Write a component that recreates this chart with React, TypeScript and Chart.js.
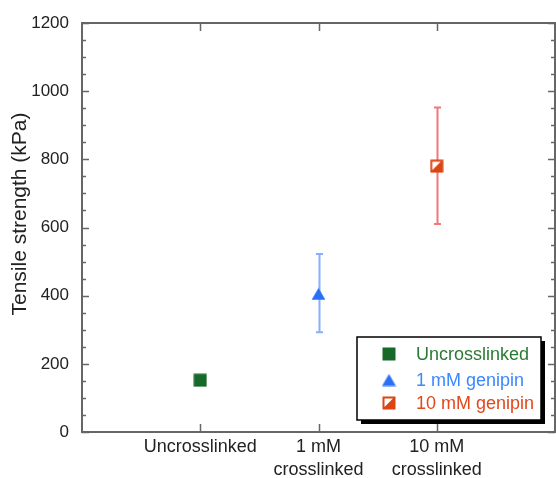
********
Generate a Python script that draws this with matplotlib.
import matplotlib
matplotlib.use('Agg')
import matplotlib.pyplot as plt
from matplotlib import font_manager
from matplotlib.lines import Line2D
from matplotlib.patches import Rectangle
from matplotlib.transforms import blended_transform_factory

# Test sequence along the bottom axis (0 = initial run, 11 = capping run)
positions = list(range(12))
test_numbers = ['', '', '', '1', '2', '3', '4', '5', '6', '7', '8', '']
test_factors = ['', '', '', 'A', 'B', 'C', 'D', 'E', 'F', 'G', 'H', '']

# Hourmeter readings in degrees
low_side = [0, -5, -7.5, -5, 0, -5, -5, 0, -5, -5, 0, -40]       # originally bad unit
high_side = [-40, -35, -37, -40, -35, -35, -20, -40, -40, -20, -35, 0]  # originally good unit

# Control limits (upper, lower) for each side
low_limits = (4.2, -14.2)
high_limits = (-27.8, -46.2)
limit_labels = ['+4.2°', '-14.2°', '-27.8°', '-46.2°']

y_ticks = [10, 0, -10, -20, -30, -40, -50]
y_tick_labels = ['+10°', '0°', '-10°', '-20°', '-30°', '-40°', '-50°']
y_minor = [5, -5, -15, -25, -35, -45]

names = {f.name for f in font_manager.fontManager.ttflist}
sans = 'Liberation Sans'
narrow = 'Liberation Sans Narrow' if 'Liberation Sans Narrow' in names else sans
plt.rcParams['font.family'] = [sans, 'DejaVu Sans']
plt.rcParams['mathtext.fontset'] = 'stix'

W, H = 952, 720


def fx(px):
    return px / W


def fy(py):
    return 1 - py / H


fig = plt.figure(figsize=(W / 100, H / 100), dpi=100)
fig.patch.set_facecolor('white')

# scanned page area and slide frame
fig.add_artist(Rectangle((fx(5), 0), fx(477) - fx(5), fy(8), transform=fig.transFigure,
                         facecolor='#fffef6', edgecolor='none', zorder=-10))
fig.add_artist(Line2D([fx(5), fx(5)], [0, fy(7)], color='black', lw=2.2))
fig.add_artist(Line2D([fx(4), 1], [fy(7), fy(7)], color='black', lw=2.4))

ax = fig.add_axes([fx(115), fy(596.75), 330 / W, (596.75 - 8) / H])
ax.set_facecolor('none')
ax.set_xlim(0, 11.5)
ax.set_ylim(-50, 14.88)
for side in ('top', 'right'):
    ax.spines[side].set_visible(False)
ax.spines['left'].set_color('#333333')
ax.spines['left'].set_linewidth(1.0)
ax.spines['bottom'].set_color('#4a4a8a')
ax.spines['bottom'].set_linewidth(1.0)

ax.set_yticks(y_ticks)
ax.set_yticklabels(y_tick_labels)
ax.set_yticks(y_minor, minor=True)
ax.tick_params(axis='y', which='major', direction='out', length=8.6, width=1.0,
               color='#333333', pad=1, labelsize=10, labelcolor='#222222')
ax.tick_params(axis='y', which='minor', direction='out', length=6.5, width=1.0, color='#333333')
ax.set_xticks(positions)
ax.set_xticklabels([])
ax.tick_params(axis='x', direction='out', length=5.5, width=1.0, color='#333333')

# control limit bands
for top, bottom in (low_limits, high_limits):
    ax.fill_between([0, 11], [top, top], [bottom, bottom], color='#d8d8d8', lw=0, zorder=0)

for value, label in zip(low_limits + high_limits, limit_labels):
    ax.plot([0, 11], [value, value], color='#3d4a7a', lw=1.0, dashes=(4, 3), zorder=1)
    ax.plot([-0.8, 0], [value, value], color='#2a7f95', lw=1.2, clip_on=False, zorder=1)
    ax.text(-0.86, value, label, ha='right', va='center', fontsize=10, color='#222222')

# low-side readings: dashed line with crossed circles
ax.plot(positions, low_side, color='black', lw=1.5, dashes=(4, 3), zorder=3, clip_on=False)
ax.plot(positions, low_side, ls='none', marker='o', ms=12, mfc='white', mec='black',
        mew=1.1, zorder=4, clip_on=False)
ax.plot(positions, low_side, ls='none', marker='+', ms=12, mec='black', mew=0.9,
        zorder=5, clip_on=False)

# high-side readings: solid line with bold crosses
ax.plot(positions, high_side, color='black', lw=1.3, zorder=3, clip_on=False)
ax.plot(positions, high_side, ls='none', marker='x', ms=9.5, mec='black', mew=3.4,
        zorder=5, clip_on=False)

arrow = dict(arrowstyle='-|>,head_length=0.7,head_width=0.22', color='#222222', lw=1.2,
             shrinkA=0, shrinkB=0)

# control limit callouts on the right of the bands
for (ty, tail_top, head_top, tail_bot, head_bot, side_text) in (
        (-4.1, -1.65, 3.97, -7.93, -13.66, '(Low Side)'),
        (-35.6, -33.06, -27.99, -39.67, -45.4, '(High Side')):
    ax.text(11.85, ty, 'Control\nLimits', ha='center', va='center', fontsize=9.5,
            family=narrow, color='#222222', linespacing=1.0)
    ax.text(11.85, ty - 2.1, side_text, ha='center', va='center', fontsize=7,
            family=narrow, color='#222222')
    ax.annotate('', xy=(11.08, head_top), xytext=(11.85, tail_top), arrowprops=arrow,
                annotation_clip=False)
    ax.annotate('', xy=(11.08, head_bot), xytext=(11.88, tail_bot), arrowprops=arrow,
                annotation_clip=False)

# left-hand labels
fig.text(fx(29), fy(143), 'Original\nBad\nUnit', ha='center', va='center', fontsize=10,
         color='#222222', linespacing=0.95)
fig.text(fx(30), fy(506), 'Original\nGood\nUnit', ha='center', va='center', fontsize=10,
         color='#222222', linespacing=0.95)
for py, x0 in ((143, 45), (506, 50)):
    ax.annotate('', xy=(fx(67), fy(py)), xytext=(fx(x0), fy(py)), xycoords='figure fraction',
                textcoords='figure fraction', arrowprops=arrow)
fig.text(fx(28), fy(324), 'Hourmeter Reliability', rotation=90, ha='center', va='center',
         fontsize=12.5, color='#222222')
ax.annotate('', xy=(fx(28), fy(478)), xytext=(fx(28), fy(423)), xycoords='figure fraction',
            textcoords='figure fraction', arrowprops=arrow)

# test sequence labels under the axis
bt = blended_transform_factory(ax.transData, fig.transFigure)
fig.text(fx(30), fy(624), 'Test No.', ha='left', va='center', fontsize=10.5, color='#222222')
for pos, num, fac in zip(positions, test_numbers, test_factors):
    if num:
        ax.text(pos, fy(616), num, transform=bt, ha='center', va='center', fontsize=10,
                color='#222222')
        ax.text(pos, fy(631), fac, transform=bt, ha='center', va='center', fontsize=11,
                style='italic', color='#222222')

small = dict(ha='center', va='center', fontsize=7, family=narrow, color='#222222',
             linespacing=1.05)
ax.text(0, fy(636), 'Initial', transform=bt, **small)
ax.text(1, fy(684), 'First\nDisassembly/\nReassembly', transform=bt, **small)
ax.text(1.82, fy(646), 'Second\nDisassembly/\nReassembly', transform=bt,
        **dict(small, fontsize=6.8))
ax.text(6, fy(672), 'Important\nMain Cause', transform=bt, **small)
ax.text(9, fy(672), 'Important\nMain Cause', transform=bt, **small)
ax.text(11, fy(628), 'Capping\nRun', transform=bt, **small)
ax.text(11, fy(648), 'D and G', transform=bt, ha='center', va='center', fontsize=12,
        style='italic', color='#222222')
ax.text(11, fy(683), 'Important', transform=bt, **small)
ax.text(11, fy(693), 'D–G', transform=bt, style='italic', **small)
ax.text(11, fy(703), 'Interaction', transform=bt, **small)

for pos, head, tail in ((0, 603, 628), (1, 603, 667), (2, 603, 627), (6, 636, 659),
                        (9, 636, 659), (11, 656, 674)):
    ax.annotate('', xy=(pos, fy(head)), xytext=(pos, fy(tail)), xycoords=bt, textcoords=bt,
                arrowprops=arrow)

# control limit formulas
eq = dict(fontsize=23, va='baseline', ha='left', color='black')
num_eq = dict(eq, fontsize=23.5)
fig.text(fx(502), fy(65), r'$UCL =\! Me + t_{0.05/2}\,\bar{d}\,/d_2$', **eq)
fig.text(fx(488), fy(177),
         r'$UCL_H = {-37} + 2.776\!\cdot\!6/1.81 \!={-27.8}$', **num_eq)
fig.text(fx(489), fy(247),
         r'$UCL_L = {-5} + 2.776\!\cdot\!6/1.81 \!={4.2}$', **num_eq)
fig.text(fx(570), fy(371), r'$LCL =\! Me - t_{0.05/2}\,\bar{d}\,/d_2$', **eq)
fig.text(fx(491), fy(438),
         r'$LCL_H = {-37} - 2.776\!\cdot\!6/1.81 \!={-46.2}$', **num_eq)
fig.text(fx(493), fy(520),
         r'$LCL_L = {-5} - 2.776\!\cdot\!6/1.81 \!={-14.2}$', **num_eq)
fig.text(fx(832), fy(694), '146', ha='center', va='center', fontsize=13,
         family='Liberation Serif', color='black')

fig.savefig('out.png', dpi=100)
********
[Set exercise]:
Filter the listing above for the string "this" and copy every matching line.

[Finished answer]:
Write a component that recreates this chart with React, TypeScript and Chart.js.
Generate a Python script that draws this with matplotlib.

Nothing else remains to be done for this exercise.